▶ **What to do**:
Each line containing the word "React" must be collected.

▶ **Dataset extract**:
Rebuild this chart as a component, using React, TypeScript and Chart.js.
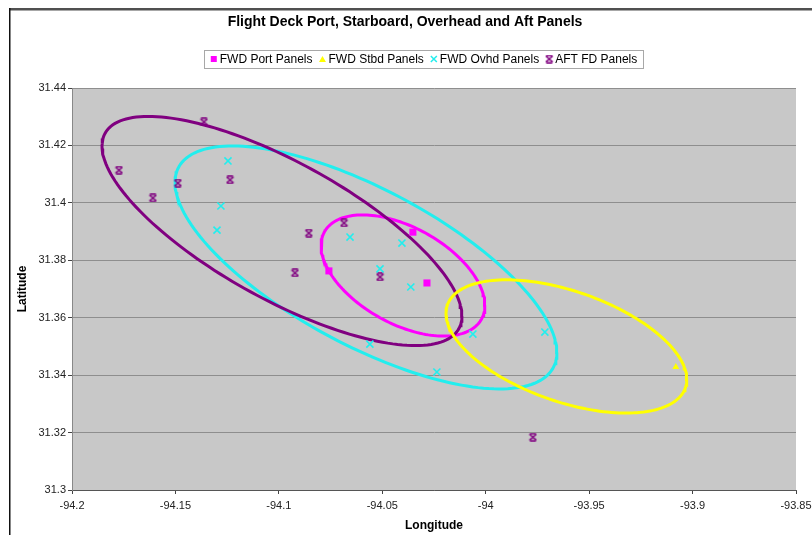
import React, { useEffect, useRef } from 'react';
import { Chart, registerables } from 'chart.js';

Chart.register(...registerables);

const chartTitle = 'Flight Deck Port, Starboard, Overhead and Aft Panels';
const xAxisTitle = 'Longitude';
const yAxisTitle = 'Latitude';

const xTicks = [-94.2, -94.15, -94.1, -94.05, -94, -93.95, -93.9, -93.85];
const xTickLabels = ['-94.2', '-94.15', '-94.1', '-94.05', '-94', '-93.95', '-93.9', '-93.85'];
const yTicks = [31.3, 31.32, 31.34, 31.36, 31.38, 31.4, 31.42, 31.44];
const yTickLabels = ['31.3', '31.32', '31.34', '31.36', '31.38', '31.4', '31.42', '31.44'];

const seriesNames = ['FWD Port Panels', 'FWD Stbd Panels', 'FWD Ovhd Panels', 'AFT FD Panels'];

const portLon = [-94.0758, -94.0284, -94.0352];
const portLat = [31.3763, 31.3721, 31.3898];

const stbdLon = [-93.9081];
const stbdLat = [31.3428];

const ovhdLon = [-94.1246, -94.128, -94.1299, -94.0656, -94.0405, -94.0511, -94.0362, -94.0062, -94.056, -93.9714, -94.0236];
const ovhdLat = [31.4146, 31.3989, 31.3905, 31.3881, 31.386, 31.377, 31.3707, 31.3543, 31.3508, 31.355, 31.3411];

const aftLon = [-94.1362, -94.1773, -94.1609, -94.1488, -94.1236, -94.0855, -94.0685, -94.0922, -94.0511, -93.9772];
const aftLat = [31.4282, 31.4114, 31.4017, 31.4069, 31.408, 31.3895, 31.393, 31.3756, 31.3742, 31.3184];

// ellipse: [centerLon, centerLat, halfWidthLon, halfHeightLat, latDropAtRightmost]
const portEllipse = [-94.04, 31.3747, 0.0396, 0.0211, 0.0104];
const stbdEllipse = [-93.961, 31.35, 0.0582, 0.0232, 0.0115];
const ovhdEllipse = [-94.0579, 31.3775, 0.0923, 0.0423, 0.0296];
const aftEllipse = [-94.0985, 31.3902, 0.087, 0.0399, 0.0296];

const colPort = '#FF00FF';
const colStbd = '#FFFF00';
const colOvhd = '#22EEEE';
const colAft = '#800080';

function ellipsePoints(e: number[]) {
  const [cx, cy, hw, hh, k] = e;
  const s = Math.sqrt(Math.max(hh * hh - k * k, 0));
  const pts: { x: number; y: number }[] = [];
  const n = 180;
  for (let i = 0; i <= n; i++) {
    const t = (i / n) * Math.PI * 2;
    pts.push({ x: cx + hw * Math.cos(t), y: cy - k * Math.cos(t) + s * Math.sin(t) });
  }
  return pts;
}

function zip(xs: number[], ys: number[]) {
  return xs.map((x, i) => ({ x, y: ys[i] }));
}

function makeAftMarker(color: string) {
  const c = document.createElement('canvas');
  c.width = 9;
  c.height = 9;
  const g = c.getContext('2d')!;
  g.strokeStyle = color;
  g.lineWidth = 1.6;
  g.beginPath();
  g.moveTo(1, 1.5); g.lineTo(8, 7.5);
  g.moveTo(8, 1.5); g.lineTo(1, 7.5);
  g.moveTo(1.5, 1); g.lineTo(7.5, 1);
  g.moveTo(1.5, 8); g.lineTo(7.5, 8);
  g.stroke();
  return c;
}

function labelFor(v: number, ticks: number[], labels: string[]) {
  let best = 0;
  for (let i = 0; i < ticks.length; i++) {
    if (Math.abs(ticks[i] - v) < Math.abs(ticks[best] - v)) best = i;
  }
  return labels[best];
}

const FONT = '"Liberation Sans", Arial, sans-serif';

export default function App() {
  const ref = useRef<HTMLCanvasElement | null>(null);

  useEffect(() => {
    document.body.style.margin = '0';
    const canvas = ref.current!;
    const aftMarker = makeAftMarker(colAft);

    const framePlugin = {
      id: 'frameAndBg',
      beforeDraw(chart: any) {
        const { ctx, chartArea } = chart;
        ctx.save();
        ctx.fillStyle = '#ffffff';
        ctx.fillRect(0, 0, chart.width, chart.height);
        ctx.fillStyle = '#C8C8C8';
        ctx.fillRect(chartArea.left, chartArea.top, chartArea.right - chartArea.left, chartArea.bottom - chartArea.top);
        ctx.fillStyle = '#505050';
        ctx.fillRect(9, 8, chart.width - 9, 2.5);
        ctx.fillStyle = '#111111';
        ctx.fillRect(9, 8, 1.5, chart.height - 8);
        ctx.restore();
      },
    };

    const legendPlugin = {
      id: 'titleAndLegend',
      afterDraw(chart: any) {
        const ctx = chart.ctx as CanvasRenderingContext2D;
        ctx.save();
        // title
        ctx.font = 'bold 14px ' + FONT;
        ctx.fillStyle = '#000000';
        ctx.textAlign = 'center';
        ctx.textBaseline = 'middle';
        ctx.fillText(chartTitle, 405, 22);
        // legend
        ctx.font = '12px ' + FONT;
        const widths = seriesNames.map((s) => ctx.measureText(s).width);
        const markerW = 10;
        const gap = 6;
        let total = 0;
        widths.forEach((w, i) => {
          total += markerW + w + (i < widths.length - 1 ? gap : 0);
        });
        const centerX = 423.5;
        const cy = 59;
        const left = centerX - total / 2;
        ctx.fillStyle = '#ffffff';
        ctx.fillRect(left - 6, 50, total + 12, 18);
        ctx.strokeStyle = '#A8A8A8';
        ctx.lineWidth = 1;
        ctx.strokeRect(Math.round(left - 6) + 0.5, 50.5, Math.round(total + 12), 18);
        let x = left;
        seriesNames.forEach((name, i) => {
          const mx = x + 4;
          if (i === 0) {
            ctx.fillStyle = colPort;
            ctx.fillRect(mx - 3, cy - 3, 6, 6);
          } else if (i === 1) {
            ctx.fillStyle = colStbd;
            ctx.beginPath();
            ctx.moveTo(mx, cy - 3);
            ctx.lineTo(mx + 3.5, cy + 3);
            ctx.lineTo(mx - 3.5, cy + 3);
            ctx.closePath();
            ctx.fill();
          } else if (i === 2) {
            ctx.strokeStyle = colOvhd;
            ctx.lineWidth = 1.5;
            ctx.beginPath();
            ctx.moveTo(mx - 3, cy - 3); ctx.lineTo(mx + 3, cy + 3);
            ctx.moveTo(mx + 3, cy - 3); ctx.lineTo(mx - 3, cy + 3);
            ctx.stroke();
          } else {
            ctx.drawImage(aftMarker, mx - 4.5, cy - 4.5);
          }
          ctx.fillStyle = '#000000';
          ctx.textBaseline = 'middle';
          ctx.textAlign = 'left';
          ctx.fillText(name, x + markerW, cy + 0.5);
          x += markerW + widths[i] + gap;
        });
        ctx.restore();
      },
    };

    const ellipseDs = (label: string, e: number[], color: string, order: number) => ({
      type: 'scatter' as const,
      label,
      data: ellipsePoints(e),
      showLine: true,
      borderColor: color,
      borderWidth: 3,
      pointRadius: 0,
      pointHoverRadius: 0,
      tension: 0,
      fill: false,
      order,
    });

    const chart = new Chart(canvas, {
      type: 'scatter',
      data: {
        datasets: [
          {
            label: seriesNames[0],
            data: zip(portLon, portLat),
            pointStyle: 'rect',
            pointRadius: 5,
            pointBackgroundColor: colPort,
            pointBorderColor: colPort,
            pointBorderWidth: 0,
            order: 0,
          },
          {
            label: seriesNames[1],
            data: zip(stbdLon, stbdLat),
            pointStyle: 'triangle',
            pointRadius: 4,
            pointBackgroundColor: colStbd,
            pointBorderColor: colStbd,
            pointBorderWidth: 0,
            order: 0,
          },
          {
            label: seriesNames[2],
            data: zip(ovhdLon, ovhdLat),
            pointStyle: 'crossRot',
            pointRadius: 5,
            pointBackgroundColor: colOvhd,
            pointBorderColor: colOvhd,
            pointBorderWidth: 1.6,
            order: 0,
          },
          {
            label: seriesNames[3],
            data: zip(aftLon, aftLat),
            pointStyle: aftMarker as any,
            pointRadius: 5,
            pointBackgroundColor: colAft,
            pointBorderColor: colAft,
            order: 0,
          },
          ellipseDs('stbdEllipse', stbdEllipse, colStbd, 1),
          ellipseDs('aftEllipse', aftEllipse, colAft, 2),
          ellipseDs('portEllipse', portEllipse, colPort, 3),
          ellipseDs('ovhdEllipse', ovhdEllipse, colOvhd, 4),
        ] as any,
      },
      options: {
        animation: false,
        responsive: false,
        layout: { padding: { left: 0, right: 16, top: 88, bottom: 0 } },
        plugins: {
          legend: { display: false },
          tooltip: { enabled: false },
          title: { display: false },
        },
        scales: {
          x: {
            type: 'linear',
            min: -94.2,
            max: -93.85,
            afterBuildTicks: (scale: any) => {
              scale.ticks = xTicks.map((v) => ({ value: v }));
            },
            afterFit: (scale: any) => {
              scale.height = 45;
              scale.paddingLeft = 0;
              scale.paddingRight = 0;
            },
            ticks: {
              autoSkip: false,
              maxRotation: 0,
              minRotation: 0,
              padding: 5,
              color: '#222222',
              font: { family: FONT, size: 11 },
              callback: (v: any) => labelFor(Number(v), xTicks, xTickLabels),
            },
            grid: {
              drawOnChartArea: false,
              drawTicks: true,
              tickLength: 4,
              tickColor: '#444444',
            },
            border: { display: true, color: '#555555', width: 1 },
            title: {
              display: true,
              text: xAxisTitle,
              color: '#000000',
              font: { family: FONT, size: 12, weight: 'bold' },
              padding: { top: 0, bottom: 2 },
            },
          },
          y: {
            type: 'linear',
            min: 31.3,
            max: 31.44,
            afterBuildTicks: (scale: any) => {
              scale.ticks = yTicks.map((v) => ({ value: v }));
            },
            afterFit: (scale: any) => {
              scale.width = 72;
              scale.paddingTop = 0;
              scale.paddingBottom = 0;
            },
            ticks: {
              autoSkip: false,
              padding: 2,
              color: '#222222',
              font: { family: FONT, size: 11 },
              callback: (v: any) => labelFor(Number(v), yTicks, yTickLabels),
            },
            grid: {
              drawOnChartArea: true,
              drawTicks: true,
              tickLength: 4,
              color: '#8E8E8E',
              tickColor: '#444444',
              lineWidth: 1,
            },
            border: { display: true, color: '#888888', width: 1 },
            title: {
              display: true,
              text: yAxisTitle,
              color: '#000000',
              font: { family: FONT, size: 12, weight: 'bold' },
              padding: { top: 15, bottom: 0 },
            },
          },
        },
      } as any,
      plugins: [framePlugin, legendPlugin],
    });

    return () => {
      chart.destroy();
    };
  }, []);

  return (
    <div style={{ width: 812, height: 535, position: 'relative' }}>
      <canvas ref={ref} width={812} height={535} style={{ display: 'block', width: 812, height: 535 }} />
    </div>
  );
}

▶ **Solution to this task**:
Rebuild this chart as a component, using React, TypeScript and Chart.js.
import React, { useEffect, useRef } from 'react';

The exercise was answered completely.